Nasional Mondial Ekonomi Megapolitan Olahraga Rona The Alun-Alun Kupas Splash Wisata Perspektif Wawancara Edisi Weekend Foto Video Infografis

Motif Ekonomi yang Membuat Para Pemulung Mengais Rezeki ke Pembuangan Sampah

Foto : Istimewa

Rumah pemulung di sekitar tempat pembuangan sampah.

A   A   A   Pengaturan Font

JAKARTA - Tujuan utama dan motif para pemulung bermukim di pinggiran pembuangan sampah, bahkan istri, anak, dan saudara dibawa ke sekitar TPST Bantargebang dan TPA Sumurbatu Kecamatan Bantargebang, Kota Bekasi adalah ekonomi.

"Mereka dari berbagai daerah datang ke pembuangan sampah dalam upaya mengais rezeki guna mencukupi kebutuhan hidup sehari-hari," kata Ketua Umum Asosiasi Pelapak dan Pemulung Indonesia (APPI), Bagong Suyoto, dalam pernyataan tertulisnya yang diterima Koran Jakarta, Senin (10/7).

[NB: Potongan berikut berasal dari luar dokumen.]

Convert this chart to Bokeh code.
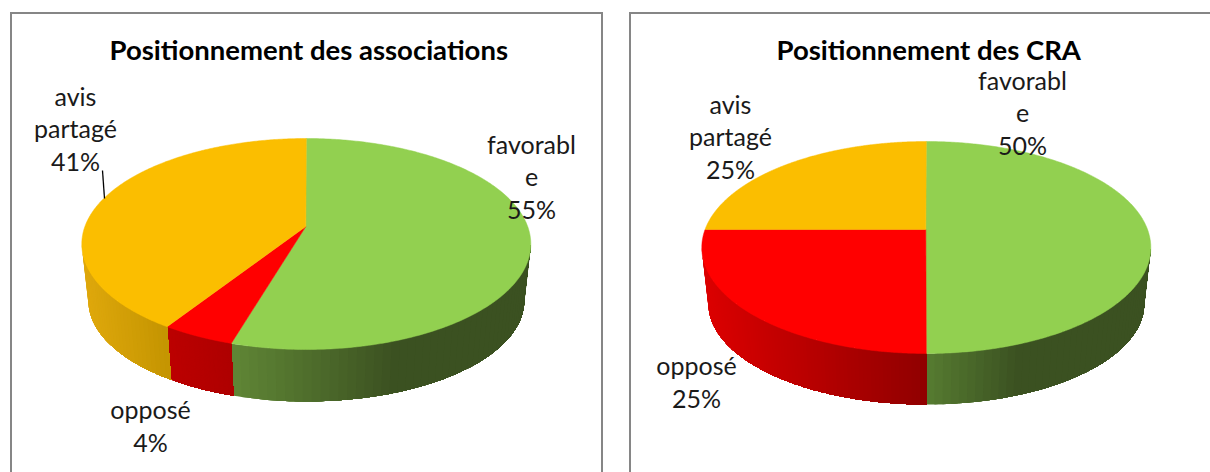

Bagong mengatakan ada yang bilang mencari uang yang kecil. Mereka mengais sampah yang punya nilai ekonomi, dua, tiga sampai enam hari sudah terkumpul beberapa ratus kg. Lalu, dijual ke pengepul/bos terdekat. Bekerja dalam relatif singkat, paling lama dua minggu sudah bisa menghasilkan uang.

"Coba dikalkulasi, jika sehari dapat 100 kg, maka seminggu dapat 600 kg, jika hari Minggu libur. Maka dalam dua Minggu mendapat 1.200 kg. Harga sampah campuran 800-1.200 rupiah/kg. Atau harga sampah gabrudan rata-rata 1.000 rupiah/kg. Maka dua Minggu punya penghasilan 1,2 juta rupiah," kata Bagong.

Jika pemulung tersebut mampu mengais sampah 150 kg, maka hasilnya cukup besar. Jika istri dan anaknya membantu mengais sampah, jelas hasilnya bertambah banyak.

Bila dibanding dengan pertanian, tambah Bagong, hasilnya cukup lama, tiga bulan lebih baru bisa panen untuk tanaman padi, sayur-sayuran, dan jika umbi-umbian seperti talas, singkong baru memetik hasil minimal enam bulan. Ini kalau punya lahan sendiri di kampungnya.

Jika tidak punya tanah sendiri, berarti jadi buruh tani income-nya rendah. Buruh tani di kampung sulit mendapat penghasilan 60-100 ribu rupiah per hari. Rata-rata di bawah 50 ribu rupiah per hari.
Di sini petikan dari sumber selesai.